KETUPAT LEBARAN (1425)

KETUPAT LEBARAN (1425)

Ba’da asar di mesjid Al Husna. Kami sedang duduk-duduk mengamati panitia zakat, anak-anak muda Remaja Mesjid yang sedang bersiap-siap membagi-bagikan amplop zakat untuk para mustahiq yang sudah datang berkerumun bahkan sejak waktu zuhur tadi. Sementara kami duduk-duduk itu, pak Hasbullah membuka pembicaraan.

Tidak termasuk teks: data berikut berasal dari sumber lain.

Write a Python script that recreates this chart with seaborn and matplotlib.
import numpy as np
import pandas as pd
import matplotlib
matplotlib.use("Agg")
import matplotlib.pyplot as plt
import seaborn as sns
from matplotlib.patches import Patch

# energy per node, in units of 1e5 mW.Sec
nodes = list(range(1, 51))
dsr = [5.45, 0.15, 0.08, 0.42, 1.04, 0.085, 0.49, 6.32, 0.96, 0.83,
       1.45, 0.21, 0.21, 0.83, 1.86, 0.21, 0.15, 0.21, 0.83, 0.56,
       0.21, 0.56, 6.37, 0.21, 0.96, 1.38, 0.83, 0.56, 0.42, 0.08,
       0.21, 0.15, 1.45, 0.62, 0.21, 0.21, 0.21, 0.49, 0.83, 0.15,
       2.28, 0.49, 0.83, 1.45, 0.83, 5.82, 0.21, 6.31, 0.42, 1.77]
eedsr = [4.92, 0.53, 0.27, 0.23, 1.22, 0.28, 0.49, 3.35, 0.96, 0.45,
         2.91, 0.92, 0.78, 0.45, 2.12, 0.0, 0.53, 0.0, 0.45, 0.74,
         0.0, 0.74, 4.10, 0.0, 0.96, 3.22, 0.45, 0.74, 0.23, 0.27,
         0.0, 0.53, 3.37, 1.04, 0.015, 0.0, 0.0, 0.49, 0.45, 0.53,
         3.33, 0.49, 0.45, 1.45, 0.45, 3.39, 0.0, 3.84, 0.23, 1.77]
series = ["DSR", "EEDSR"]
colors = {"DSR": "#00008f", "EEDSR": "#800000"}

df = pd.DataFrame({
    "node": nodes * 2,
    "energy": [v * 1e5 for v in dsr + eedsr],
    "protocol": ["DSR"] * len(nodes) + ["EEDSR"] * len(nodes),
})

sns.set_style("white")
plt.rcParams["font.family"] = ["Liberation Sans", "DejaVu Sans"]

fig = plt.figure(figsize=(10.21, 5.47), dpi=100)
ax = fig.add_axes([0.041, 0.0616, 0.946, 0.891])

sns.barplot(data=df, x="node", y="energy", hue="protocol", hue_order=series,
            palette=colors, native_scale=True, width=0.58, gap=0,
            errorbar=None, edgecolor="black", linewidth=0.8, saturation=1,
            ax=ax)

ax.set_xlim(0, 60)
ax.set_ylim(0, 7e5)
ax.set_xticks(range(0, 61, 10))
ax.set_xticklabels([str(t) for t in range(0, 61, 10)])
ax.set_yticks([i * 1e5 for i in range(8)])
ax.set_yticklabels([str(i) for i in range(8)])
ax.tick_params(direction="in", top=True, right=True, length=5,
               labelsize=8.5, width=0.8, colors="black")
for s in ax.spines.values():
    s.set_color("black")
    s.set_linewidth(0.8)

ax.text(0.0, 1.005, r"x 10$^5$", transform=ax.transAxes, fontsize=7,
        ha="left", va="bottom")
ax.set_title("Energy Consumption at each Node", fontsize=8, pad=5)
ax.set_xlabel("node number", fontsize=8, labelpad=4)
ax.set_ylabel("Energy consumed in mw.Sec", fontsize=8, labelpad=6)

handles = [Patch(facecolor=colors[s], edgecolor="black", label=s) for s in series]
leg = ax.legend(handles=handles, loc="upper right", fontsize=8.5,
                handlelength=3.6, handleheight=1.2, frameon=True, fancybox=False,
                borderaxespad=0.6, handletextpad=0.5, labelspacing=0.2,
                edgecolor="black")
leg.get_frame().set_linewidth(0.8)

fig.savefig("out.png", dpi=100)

‘Syukurlah kita telah hampir menyelesaikan bulan Ramadhan ini dengan penuh kedamaian. Betapa sedihnya membayangkan penderitaan umat Muslim di Falujah pada saat-saat seperti ini,’ ujar pak Hasbullah dengan nada sendu.

Kami berlima yang duduk melingkar tepekur mendengar ucapan beliau itu. Ungkapan itu benar-benar menusuk. Betapa tidak. Pekan terakhir Ramadhan ini, tentara penjajah Amerika menggempur Falujah di negeri Irak sana dengan membabi buta, mengerahkan semua peralatan perang canggih penebar maut untuk meluluhlantakkan bumi Falujah. Berita penyerangan itu ditulis di koran-koran, disampaikan oleh televisi dan radio secara terang-terangan. Dalam satu malam, negeri itu dihujani beribu-ribu ton bom, membuat kota berpenduduk 300,000 itu bagai mengalami kiamat kecil. Lalu sesudah itu datang dua puluh ribu serdadu dengan peralatan artileri lengkap menyerbu masuk untuk menaklukkan negeri yang mestinya sudah tak berdaya itu.

Perang berkecamuk dahsyat. Entah berapa penduduk Falujah yang terkorban, Allah Ta’ala saja yang tahu. Entah berapa bangunan yang hancur, mesjid yang rusak karena banyak di antara mesjid-mesjid itu memang dijadikan tempat umat berlindung. Penjajah Amerika mengakui dua belas serdadunya mati. Lebih dua ratus orang yang luka-luka dan dievakuasi ke Jerman untuk perawatan. Benarkah hanya sebegitu itu korban tentara penjajah itu? Entahlah. Entahlah, apakah betul cuma sebanyak itu tentara penjenayah orang kafir itu yang gugur.

‘Ada yang menyentak pemikiran saya pak Hasbullah,’ pak Somad berkomentar setelah beberapa saat hening.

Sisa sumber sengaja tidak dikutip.